This will make it easier to handle HRTF data sets that have separate left and
right ear responses. Will need an mhr version update to take advantage of that.
This improves fading between HRIRs as sources pan around. In particular, it
improves the issue with individual coefficients having various rounding errors
in the stepping values, as well as issues with interpolating delay values.
It does this by doing two mixing passes for each source. First using the last
coefficients that fade to silence, and then again using the new coefficients
that fade from silence. When added together, it creates a linear fade from one
to the other. Additionally, the gain is applied separately so the individual
coefficients don't step with rounding errors. Although this does increase CPU
cost since it's doing two mixes per source, each mix is a bit cheaper now since
the stepping is simplified to a single gain value, and the overall quality is
improved.
Unsigned 32-bit offsets actually have some potential overhead on 64-bit targets
for pointer/array accesses due to rules on integer wrapping. No idea how much
impact it has in practice, but it's nice to be correct about it.
This should improve positional quality for relatively low cost. Full HRTF
rendering still only uses first-order since the only use of the dry buffer
there is for first-order content (B-Format buffers, effects).
It still fades between HRIRs when it changes, but now it selects the nearest
one instead of blending the nearest four. Due to the minimum-phase nature of
the HRIRs, interpolating between delays lead to some oddities which are
exasperated by the fading (and the fading is needed to avoid clicks and pops,
and smooth out changes).
Last time this attempted to average the HRIRs according to their contribution
to a given B-Format channel as if they were loudspeakers, as well as averaging
the HRIR delays. The latter part resulted in the loss of the ITD (inter-aural
time delay), a key component of HRTF.
This time, the HRIRs are averaged similar to above, except instead of averaging
the delays, they're applied to the resulting coefficients (for example, a delay
of 8 would apply the HRIR starting at the 8th sample of the target HRIR). This
does roughly double the IR length, as the largest delay is about 35 samples
while the filter is normally 32 samples. However, this is still smaller the
original data set IR (which was 256 samples), it also only needs to be applied
to 4 channels for first-order ambisonics, rather than the 8-channel cube. So
it's doing twice as much work per sample, but only working on half the number
of samples.
Additionally, since the resulting HRIRs no longer rely on an extra delay line,
a more efficient HRTF mixing function can be made that doesn't use one. Such a
function can also avoid the per-sample stepping parameters the original uses.

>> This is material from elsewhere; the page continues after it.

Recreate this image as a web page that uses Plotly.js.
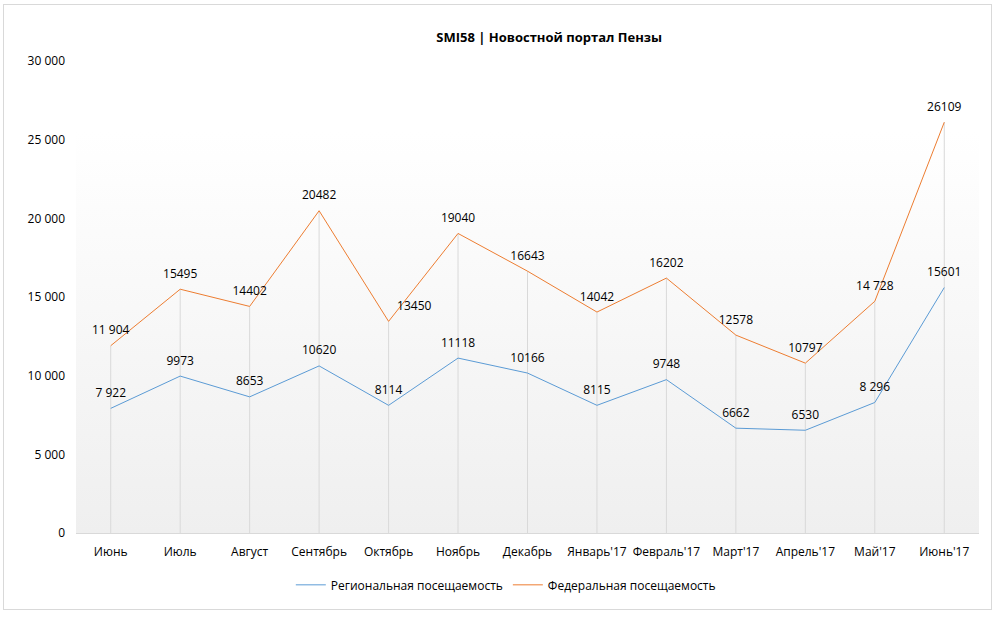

There were phase issues caused by applying HRTF directly to the B-Format
channels, since the HRIR delays were all averaged which removed the inter-aural
time-delay, which in turn removed significant spatial information.
It's possible to calculate HRTF coefficients for full third-order ambisonics
now, but it's still not possible to use them here without upmixing first-order
content.
This adds the ability to directly decode B-Format with HRTF, though only first-
order (WXYZ) for now. Second- and third-order would be easilly doable, however
we'd need to be able to up-mix first-order content (from the BFORMAT2D and
BFORMAT3D buffer formats) since it would be inappropriate to decode lower-order
content with a higher-order decoder.
The sound localization with virtual channel mixing was just too poor, so while
it's more costly to do per-source HRTF mixing, it's unavoidable if you want
good localization.
This is only partially reverted because having the virtual channel is still
beneficial, particularly with B-Format rendering and effect mixing which
otherwise skip HRTF processing. As before, the number of virtual channels can
potentially be customized, specifying more or less channels depending on the
system's needs.
This new method mixes sources normally into a 14-channel buffer with the
channels placed all around the listener. HRTF is then applied to the channels
given their positions and written to a 2-channel buffer, which gets written out
to the device.
This method has the benefit that HRTF processing becomes more scalable. The
costly HRTF filters are applied to the 14-channel buffer after the mix is done,
turning it into a post-process with a fixed overhead. Mixing sources is done
with normal non-HRTF methods, so increasing the number of playing sources only
incurs normal mixing costs.
Another benefit is that it improves B-Format playback since the soundfield gets
mixed into speakers covering all three dimensions, which then get filtered
based on their locations.
The main downside to this is that the spatial resolution of the HRTF dataset
does not play a big role anymore. However, the hope is that with ambisonics-
based panning, the perceptual position of panned sounds will still be good. It
is also an option to increase the number of virtual channels for systems that
can handle it, or maybe even decrease it for weaker systems.
At 0 distance from the listener, the sound is omni-directional. As the source
and listener become 'radius' units apart, the sound becomes more directional.
With HRTF, an omni-directional sound is handled using 0-delay, pass-through
filter coefficients, which is blended with the real delay and coefficients as
needed to become more directional.